What comes to your mind when you think of "dance"? In your mind’s eye do you see ballerinas, stages, and supple graceful bodies? Those are certainly parts and aspects, but the more I’ve gotten to know dance, the more my sense of it has changed. Rather than a set of forms that certain skilled people do, it has become for me an experience, an orientation, a way of perceiving and communicating available to everyone – even you. "Oh no!" you say. "I’m not a dancer." Perhaps, but why not risk coming with me for a little exploration? In spite of yourself you may yet find yourself getting the blood flowing, toning a muscle or two, clearing out the cobwebs, having an excuse (if you need one) to touch another human being, to laugh, sing, roll around in the grass, or the middle of your living room carpet.

As long as you can move your eyeballs in their sockets, you can share your dances. Two of the most powerful dance performances I’ve seen were done by individuals who had physical or mental impairments. One was presented by the Sunrise Dance Company, a Salt Lake City-based group of mentally retarded adults, many of whom had Down’s syndrome. They were touring the Southwest sharing their unique dances, playfulness and spontaneity with audiences of all ages. No book or lecture on this population group could have given me as much understanding of and appreciation for their world view, their creativity, and their wisdom as this one and a half hour work of art. At the end of the performance the audience was invited to join them in the large open space where they had been performing. Dancing together, the Paul Winter Consort song echoed in my mind: "In a circle of friends, in a circle of sound, all our voices will blend when we touch common ground."

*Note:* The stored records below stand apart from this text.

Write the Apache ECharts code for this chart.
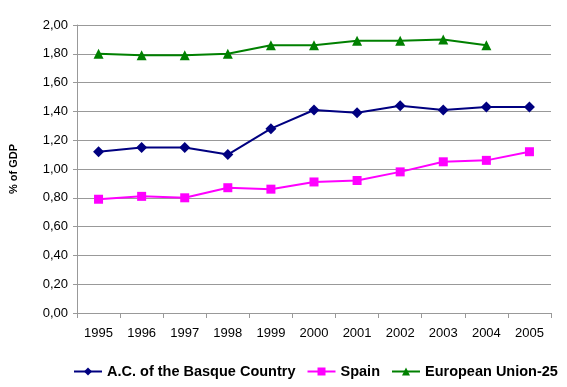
<!DOCTYPE html>
<html><head><meta charset="utf-8">
<script src="https://cdn.jsdelivr.net/npm/echarts@6/dist/echarts.min.js"></script>
<style>html,body{margin:0;padding:0;background:#fff}#c{width:567px;height:387px}</style>
</head><body><div id="c"></div>
<script>
var years = ['1995','1996','1997','1998','1999','2000','2001','2002','2003','2004','2005'];
var basque = [1.12,1.15,1.15,1.10,1.28,1.41,1.39,1.44,1.41,1.43,1.43];
var spain = [0.79,0.81,0.80,0.87,0.86,0.91,0.92,0.98,1.05,1.06,1.12];
var eu25 = [1.80,1.79,1.79,1.80,1.86,1.86,1.89,1.89,1.90,1.86,null];
var chart = echarts.init(document.getElementById('c'));
var font = 'Liberation Sans, Arial, sans-serif';
chart.setOption({
  animation:false,
  grid:{left:74,right:16,top:25,bottom:74},
  legend:{bottom:8,left:73,width:520,itemGap:11,itemWidth:28,itemHeight:10,padding:0,
    textStyle:{fontFamily:font,fontWeight:'bold',fontSize:14.5,color:'#000'},
    data:['A.C. of the Basque Country','Spain','European Union-25']},
  xAxis:{type:'category',data:years,boundaryGap:true,
    axisLine:{lineStyle:{color:'#999',width:1}},
    axisTick:{show:true,length:5,lineStyle:{color:'#999'}},
    axisLabel:{fontFamily:font,fontSize:13,color:'#000',margin:14}},
  yAxis:{type:'value',min:0,max:2,interval:0.2,
    name:'% of GDP',nameLocation:'middle',nameGap:58,nameRotate:90,
    nameTextStyle:{fontFamily:font,fontSize:11,fontWeight:'bold',color:'#000'},
    axisLine:{show:true,lineStyle:{color:'#999'}},
    axisTick:{show:true,length:4,lineStyle:{color:'#999'}},
    splitLine:{lineStyle:{color:'#999',width:1}},
    axisLabel:{fontFamily:font,fontSize:13,color:'#000',margin:9,
      formatter:function(v){return v.toFixed(2).replace('.',',');}}},
  series:[
    {name:'A.C. of the Basque Country',type:'line',data:basque,symbol:'diamond',symbolSize:11,
      itemStyle:{color:'#000080'},lineStyle:{color:'#000080',width:2}},
    {name:'Spain',type:'line',data:spain,symbol:'rect',symbolSize:9,
      itemStyle:{color:'#ff00ff'},lineStyle:{color:'#ff00ff',width:2}},
    {name:'European Union-25',type:'line',data:eu25,symbol:'triangle',symbolSize:10,
      itemStyle:{color:'#008000'},lineStyle:{color:'#008000',width:2}}
  ]
});
</script></body></html>
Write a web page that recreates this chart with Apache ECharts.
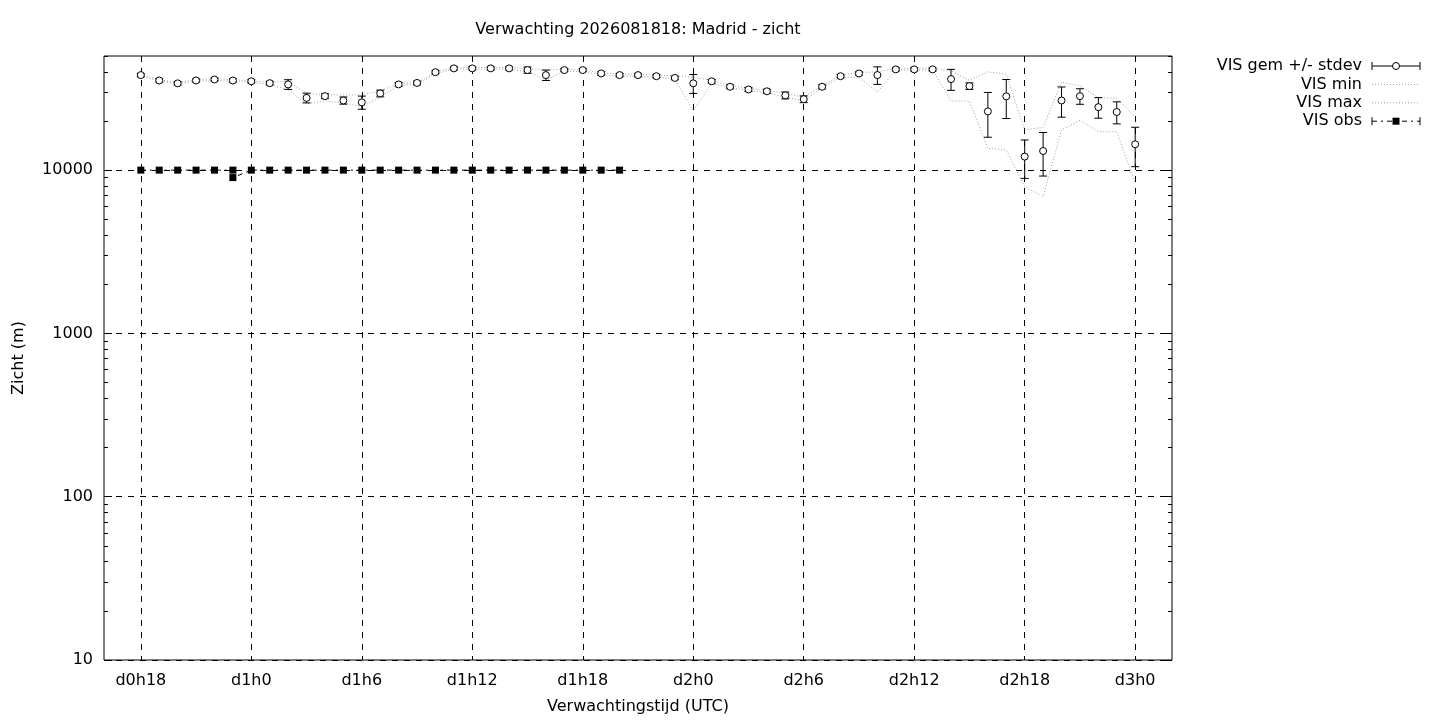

The second performance was by Merce Cunningham, whose dancing and choreographic brilliance is responsible for the Merce Cunningham Dance Company. It was during one of their performances only a few years ago that I saw Merce himself, crippled by a movement-inhibiting malady, dancing his dance. It was not a dance of physical strength and flexibility, but it was a strong dance – a dance of sensitivity, great feeling and wholeness. His dance was proof that the artist in each of us need never be daunted by age or infirmities and that the creative spirit can make all things beautiful and whole.

This is easy to forget when we see the performances of lithe, highly trained ballet dancers or the acrobatic routines of many modern dancers. We sit and watch enraptured, admiring, possibly transformed, but certain that if this is dance, we are not dancers.

It would be better for us to say that those are not forms of dance we have chosen to learn and spend many years of our lives perfecting. If we can feel and express ourselves in movement of any kind, we are dancers. The more often we dance, the more skillful we become at using our bodies, creating movement forms, and expressing feeling. Eventually, if we choose to, we can become a master of the dance craft; but from the very beginning we are dancers.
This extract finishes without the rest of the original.